Proximités nocturnes

Publié le par Hélène Langhe

 

     Je dors souvent avec Théo ou dans sa chambre, pour préserver un peu de notre sommeil. Ce n’est pas la peine d’être deux à s’épuiser complètement, Rémi ayant un métier fatiguant et des trajets assez longs.

 

     Un peu avant les deux ans de Théo, nous connaissons une période pendant laquelle il est assez rejetant avec son père. Cela fait souffrir Rémi. Il commence alors à interroger le fait que je dorme souvent avec Théo. Cela me déstabilise. Dans les moments de doute, je me suis souvent référée aux sociétés dites primitives, qui, jusqu’à quatre ou six ans, ont un respect de la petite enfance et du lien à la mère, avec le portage, l’allaitement, et les chambres communes. Les grands désespoirs des premiers mois des bébés, que nous attribuons aux angoisses, coliques, poussées dentaires, tombée de la nuit, mais dont au fond nous ignorons la cause, sont inconnus dans les sociétés où l’on pratique le portage.

 

     Rémi me pousse à m’interroger sur mes choix parentaux. J’ai beau tourner la question dans tous les sens, je ne vois pas comment je pourrais faire autrement, et au fond de moi, je sens que c’est cela que je dois faire. Mais ma confiance s’effrite lorsque je me dis : d’accord, tu le sens comme ça, mais cela ne suffit pas de sentir. Il faudrait pouvoir expliquer pourquoi tu es aussi tranquille avec une question qui soulève des tempêtes, tant elle touche à un sujet sensible.

 

     Me revient alors en mémoire l’interrogation d’une infirmière sur mon lieu de travail : " Ça commence à quel âge, l’Œdipe ?" Toujours prudente avec les questions personnelles, je lui fais préciser ce qu’elle veut savoir exactement. Elle m’explique sans se faire prier que son fils de deux ans et demi lui fait très souvent des caresses sur les cheveux et dans la nuque, tout en lui disant : " Que tu es belle, maman ! " La jeune femme me raconte la scène avec une satisfaction, un plaisir qui me troublent, tout en me livrant à haute voix, en gloussant, ce qu’elle ressent : "Oh oui, encore ! " Un profond malaise me saisit durant ce récit, qui éclaire cependant ma propre position.

 

     J’aime Rémi, je suis heureuse dans ma vie avec lui, heureuse de la qualité de nos relations, même si nous avons connu des écueils.

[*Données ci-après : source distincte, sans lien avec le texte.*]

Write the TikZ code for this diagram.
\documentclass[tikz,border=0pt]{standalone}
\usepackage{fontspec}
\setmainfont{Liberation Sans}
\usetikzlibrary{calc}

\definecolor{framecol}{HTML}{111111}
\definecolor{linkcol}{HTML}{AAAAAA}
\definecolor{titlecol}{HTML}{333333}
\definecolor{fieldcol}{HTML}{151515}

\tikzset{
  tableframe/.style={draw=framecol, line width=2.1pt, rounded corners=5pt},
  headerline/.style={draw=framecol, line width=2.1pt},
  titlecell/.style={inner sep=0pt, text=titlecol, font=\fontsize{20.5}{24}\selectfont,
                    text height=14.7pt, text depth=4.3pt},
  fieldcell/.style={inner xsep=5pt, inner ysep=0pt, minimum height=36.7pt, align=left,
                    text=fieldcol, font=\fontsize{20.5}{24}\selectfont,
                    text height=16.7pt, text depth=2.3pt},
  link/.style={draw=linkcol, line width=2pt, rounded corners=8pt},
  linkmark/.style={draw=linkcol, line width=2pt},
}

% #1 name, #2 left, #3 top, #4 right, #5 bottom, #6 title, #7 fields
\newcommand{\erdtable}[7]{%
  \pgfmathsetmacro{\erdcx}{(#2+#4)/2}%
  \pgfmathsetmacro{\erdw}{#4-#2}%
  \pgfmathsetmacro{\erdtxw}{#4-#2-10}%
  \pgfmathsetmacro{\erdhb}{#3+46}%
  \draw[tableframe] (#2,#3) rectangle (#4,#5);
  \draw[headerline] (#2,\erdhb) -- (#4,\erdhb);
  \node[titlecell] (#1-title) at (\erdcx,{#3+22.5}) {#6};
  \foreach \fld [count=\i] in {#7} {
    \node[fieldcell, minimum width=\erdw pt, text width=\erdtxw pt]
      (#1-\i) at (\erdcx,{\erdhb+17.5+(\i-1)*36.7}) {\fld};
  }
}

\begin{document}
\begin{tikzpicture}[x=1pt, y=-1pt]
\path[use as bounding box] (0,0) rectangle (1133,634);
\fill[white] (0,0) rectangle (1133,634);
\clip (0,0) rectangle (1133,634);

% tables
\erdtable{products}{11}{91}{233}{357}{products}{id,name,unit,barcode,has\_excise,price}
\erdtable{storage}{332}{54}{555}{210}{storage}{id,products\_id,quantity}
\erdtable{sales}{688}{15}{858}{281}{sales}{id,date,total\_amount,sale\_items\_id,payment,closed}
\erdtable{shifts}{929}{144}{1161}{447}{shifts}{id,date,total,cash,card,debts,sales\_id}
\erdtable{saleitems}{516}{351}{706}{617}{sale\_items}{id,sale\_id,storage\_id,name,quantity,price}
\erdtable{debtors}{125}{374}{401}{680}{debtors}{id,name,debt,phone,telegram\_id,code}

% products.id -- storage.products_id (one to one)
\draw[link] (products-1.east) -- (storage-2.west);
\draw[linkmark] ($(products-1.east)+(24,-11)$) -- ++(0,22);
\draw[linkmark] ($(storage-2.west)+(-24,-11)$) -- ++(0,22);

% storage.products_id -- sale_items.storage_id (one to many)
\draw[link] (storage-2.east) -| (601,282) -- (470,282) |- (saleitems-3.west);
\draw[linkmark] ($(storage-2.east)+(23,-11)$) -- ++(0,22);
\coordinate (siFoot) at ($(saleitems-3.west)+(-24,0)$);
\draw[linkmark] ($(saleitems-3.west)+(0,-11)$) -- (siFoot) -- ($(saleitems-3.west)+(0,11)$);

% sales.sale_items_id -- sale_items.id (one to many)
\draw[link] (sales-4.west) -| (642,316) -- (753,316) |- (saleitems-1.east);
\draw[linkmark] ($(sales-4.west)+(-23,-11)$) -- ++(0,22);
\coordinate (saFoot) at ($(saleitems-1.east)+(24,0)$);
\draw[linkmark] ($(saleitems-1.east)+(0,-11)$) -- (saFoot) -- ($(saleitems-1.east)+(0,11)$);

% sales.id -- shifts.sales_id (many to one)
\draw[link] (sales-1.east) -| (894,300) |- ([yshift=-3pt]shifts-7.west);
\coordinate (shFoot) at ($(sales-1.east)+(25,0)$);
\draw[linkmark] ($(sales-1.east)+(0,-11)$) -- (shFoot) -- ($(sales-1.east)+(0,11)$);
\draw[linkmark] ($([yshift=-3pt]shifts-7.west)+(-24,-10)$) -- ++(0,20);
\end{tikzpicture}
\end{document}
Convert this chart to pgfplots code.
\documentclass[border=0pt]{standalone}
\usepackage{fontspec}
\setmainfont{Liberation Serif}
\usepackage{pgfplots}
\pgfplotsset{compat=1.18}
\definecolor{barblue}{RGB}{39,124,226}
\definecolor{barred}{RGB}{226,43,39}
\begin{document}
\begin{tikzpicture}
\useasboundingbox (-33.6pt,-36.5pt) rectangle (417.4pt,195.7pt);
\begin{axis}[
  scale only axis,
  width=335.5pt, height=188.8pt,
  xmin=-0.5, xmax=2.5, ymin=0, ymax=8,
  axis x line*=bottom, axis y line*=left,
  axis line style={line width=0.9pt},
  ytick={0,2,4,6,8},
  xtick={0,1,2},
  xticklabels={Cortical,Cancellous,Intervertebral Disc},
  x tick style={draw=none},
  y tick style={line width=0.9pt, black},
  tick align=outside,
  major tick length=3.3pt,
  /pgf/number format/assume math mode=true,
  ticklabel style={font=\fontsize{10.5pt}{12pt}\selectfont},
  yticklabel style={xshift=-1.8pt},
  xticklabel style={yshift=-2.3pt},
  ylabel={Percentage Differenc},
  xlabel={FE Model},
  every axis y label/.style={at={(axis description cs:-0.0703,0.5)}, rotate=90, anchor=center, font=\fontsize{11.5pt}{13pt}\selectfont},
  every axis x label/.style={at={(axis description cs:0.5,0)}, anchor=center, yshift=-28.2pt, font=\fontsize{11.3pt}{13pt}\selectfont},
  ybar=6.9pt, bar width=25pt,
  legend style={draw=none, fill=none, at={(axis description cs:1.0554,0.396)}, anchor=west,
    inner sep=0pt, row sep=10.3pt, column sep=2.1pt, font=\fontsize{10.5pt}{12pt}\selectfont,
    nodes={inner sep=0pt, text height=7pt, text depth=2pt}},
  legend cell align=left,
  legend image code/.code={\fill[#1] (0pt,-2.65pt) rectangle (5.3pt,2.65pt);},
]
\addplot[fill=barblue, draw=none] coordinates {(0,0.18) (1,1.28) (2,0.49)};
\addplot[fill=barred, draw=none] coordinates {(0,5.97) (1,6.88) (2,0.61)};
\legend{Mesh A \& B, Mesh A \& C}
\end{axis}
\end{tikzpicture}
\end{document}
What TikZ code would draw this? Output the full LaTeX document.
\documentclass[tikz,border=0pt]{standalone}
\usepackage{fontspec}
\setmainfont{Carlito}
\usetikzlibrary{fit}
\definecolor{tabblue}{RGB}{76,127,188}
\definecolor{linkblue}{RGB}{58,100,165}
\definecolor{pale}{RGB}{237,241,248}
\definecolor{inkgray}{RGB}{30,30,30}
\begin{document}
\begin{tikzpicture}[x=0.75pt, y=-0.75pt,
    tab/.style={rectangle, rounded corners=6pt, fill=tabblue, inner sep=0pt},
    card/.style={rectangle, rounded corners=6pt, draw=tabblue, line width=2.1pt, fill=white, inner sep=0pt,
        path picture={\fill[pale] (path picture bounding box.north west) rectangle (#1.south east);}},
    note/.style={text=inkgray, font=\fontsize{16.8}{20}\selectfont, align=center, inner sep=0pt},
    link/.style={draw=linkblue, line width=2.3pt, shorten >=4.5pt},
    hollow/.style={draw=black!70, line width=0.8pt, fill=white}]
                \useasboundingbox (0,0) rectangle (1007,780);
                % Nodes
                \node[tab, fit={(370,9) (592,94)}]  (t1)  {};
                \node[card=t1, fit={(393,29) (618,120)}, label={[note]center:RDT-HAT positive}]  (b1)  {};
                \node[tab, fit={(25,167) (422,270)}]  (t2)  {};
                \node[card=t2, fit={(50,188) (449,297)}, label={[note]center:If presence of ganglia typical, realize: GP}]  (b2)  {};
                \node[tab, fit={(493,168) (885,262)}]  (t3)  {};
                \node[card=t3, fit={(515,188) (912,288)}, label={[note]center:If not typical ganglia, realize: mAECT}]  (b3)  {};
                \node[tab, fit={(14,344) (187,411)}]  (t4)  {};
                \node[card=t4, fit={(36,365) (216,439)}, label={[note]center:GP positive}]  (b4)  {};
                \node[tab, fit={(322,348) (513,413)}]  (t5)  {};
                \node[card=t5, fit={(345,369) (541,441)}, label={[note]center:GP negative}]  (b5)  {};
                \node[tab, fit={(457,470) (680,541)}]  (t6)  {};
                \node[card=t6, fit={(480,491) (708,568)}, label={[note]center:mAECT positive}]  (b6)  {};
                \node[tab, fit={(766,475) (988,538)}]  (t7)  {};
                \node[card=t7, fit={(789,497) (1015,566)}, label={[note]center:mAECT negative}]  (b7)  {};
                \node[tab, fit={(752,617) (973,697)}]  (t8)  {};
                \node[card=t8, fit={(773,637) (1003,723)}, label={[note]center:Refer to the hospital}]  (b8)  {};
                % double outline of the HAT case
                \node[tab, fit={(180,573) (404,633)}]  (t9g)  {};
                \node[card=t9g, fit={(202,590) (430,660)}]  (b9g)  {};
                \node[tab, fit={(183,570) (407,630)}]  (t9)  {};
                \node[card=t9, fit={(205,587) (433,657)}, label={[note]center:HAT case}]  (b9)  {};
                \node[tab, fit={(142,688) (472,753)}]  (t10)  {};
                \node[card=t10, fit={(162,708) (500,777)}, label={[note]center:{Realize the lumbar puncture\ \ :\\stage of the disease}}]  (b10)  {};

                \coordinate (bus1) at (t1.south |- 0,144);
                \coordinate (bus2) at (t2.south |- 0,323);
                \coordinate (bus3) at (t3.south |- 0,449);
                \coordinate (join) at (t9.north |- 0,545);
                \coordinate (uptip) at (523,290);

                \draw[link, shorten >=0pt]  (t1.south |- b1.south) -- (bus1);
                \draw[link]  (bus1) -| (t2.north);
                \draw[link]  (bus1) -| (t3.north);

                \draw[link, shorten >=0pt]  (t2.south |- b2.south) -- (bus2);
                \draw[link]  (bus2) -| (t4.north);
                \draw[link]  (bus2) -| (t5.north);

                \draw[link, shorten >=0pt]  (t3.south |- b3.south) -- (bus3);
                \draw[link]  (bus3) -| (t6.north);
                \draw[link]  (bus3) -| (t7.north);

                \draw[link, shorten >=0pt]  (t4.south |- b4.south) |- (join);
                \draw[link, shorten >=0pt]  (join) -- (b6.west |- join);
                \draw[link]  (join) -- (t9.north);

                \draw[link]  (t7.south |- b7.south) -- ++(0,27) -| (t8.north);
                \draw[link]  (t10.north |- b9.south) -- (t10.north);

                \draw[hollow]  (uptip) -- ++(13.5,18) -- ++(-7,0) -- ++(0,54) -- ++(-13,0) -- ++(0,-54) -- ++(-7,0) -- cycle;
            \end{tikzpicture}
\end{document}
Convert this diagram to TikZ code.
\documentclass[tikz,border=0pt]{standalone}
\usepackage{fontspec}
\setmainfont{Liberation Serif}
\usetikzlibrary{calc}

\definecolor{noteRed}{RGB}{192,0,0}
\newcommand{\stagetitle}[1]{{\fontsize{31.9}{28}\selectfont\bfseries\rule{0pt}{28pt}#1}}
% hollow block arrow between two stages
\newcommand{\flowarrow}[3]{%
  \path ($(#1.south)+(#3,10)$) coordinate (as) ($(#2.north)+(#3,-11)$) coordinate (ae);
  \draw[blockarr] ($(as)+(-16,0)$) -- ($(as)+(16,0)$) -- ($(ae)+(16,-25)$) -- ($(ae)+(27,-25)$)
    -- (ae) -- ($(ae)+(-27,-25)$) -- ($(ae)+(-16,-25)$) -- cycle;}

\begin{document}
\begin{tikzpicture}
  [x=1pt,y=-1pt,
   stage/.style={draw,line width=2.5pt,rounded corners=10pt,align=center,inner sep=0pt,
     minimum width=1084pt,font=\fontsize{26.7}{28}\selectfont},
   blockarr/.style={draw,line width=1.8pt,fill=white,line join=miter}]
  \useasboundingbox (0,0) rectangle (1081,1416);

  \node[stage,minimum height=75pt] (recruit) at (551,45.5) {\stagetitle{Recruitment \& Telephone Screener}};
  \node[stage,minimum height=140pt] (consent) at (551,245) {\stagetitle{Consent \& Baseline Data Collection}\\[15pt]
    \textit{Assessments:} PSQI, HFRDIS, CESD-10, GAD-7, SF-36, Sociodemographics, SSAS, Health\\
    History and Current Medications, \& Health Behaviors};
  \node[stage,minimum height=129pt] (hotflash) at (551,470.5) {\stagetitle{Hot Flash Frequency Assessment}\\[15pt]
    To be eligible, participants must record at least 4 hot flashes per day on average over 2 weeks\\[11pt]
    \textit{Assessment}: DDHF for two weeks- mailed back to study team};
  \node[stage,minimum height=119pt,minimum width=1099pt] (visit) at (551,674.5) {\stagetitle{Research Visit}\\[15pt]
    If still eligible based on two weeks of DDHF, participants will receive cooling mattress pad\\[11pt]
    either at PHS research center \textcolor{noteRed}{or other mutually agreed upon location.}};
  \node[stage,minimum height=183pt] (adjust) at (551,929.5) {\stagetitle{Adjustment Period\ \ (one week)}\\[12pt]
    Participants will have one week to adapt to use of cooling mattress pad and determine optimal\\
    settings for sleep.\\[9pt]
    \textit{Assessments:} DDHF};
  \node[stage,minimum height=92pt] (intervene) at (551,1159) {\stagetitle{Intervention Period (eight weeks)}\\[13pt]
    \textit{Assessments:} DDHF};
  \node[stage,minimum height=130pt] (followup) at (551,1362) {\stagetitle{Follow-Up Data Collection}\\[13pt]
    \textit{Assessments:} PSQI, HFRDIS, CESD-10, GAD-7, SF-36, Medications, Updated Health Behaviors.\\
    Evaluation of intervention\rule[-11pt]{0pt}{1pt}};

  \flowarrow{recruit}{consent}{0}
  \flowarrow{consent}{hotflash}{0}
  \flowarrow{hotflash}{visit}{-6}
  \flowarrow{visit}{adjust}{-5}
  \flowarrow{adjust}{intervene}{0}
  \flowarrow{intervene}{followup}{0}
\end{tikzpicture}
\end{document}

Mes choix avec Théo sont dépourvus d’enjeux autour du lien avec son père. Je le ressens profondément. Si je dors souvent avec lui, c’est uniquement pour des raisons pratiques – gagner un peu de sommeil, et protéger celui de Rémi – et pour l’accompagner au mieux dans ses difficultés, avec le moins de violence possible.

 

     Je réalise que ma relation avec Théo pourrait avoir une apparence très incestueuse pour qui en ferait une lecture rapide, en tout cas, beaucoup plus que celle de l’infirmière qui, elle, ne dort jamais à côté de son fils.

 

     Au-delà des faits visibles, c’est bien le sens de ce qui se joue pour la mère qui est primordial.

 

     Je suis apaisée d’avoir pu mettre des mots sur ce que je ressens. Je suis tout à fait claire, limpide, dans mon lien à mon fils.

 

     Mes explications tranquillisent Rémi.

 

     Trois mois plus tard, Théo se tourne résolument vers son père.